Litigation Letter
Rylands v Fletcher lives on
Transco plc v Stockport Metropolitan Borough Council HL TLR 20 November
A normal water pipe carried water at mains pressure to storage tanks in the basement of a multi-storey block of flats owned
by the local authority for onward distribution of the water to the various flats. Without negligence on the part of the council,
the pipe failed at a point within the block with the inevitable result that water escaped. Because, again without negligence,
the failure of the pipe remained undetected for a prolonged period, the quantity of water which escaped was considerable.

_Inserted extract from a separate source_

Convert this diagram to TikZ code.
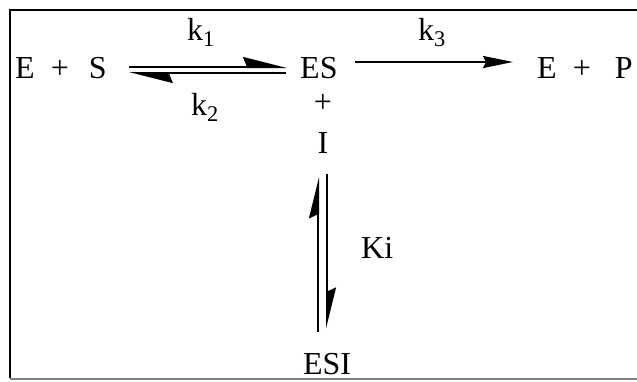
\documentclass[tikz,border=0pt]{standalone}
\usepackage{fontspec}
\setmainfont{Liberation Serif}
\usepackage{tikz}
\usetikzlibrary{arrows.meta,calc}
\newcommand{\chemfont}{\fontsize{32}{38}\selectfont}

\begin{document}
\begin{tikzpicture}[x=1pt, y=-1pt,
                    every node/.style={font=\chemfont, inner sep=0pt},
                    harp/.style={line width=2pt,
                      -{Stealth[harpoon, length=40pt, width=20pt, inset=4pt]}},
                    vharp/.style={line width=2pt,
                      -{Stealth[harpoon, length=37pt, width=18pt, inset=4pt]}},
                    fwd/.style={line width=2pt,
                      -{Stealth[length=30pt, width=12pt, inset=3pt]}}]
  \useasboundingbox (0,0) rectangle (637,381);

  % frame (open on the right)
  \draw[line width=2pt] (637,9.5) -- (9.5,9.5) -- (9.5,378);
  \draw[gray, line width=1.5pt] (9.5,379) -- (637,379);

  % species
  \node[anchor=base west] (lhs)  at (15,78)  {E\hspace{16pt}+\hspace{20pt}S};
  \node[anchor=base west] (cplx) at (300,78) {ES};
  \node[anchor=base west] (prod) at (537,78) {E\hspace{16pt}+\hspace{24pt}P};
  \node (plus) at (323,103) {+};
  \node[anchor=base] (inh) at (323,153) {I};
  \node[anchor=base] (esi) at (327,374) {ESI};

  % rate constants
  \node[anchor=base] (k1) at (201,40)  {k\textsubscript{1}};
  \node[anchor=base] (k2) at (205,115) {k\textsubscript{2}};
  \node[anchor=base] (k3) at (432,40)  {k\textsubscript{3}};
  \node[anchor=base west] (ki) at (361,258) {Ki};

  % E + S <=> ES
  \draw[harp, shorten <=22pt, shorten >=13pt]
        ([yshift=11pt]lhs.base east) -- ([yshift=11pt]cplx.base west);
  \draw[harp, shorten <=14pt, shorten >=22pt]
        ([yshift=5pt]cplx.base west) -- ([yshift=5pt]lhs.base east);

  % ES -> E + P
  \draw[fwd, shorten <=17pt, shorten >=24pt]
        ([yshift=16pt]cplx.base east) -- ([yshift=16pt]prod.base west);

  % ES + I <=> ESI
  \draw[vharp, shorten <=21pt, shorten >=24pt]
        ($(inh.south |- esi.north)+(-5,0)$) -- ($(inh.south)+(-5,0)$);
  \draw[vharp, shorten <=21pt, shorten >=24pt]
        ($(inh.south)+(4,0)$) -- ($(inh.south |- esi.north)+(4,0)$);
\end{tikzpicture}
\end{document}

The lie and nature of the council’s land in the area was such that the large quantity of water that had escaped flowed some
distance from the block and percolated into an embankment which supported the claimant’s 16’ high-pressure gas main, causing
the embankment to collapse and leaving the gas main exposed and unsupported. There was an immediate and serious risk that
the gas main might crack with potentially devastating consequences. Transco took prompt and effective remedial measures and
now sought to recover from the council the agreed cost of taking them. Few cases in the law of tort, or perhaps any other
field, are more familiar, or have attracted more academic and judicial discussion, than
Rylands v Fletcher (1866) LR1 EX 265; (1868) LR3 HL 330. The rule of absolute liability in
Rylands v Fletcher was a subspecies of nuisance which was itself a tort based on the interference of one occupier of land with the right in
or enjoyment of land by another occupier of land as such. It was a necessary condition of liability under the rule that the
thing which the defendant had brought onto his land had to be ‘something which … will naturally do mischief if it escapes
out of his land’. The practical problem was to decide whether in any given case the thing that had escaped satisfied that
mischief or danger test, a problem exacerbated by the fact that many things not ordinarily regarded as sources of mischief
or danger might nonetheless be capable of proving to be such if they escaped. It was a test that should not be at all easily
satisfied. It had to be shown that the defendant had done something which he recognised, or judged by the standards appropriate
at the relevant place and time, he ought reasonably to have recognised as giving rise to an exceptionally high risk of danger
or mischief if there should be an escape, however unlikely an escape might have been thought to be. The rule was engaged only
where the defendant’s use was thought to be extraordinary and unusual. By the end of the hearing, the dispute between the
two parties had narrowed down to two questions: had the council brought onto its land something likely to cause danger or
mischief if it escaped and, if so, was that an ordinary use of its land? Applying the principles outlined, it was quite clear
that the first question had to be answered negatively and the second affirmatively. It was of course true that water in quantity
was almost always capable of causing damage if it escaped. But the piping of a water supply from the mains to the storage
tanks in the block was a routine function which would not have struck anyone as raising any special hazard. In truth, the
council did not accumulate any water, it merely arranged a supply adequate to meet the residents’ needs. The situation did
not stand comparison with the making by Mr Rylands of a substantial reservoir. Nor could the use by the council of its land
be seen as in any way extraordinary or unusual. It was entirely normal and routine. The conditions to be met before strict
liability could be imposed on the council were far from being met.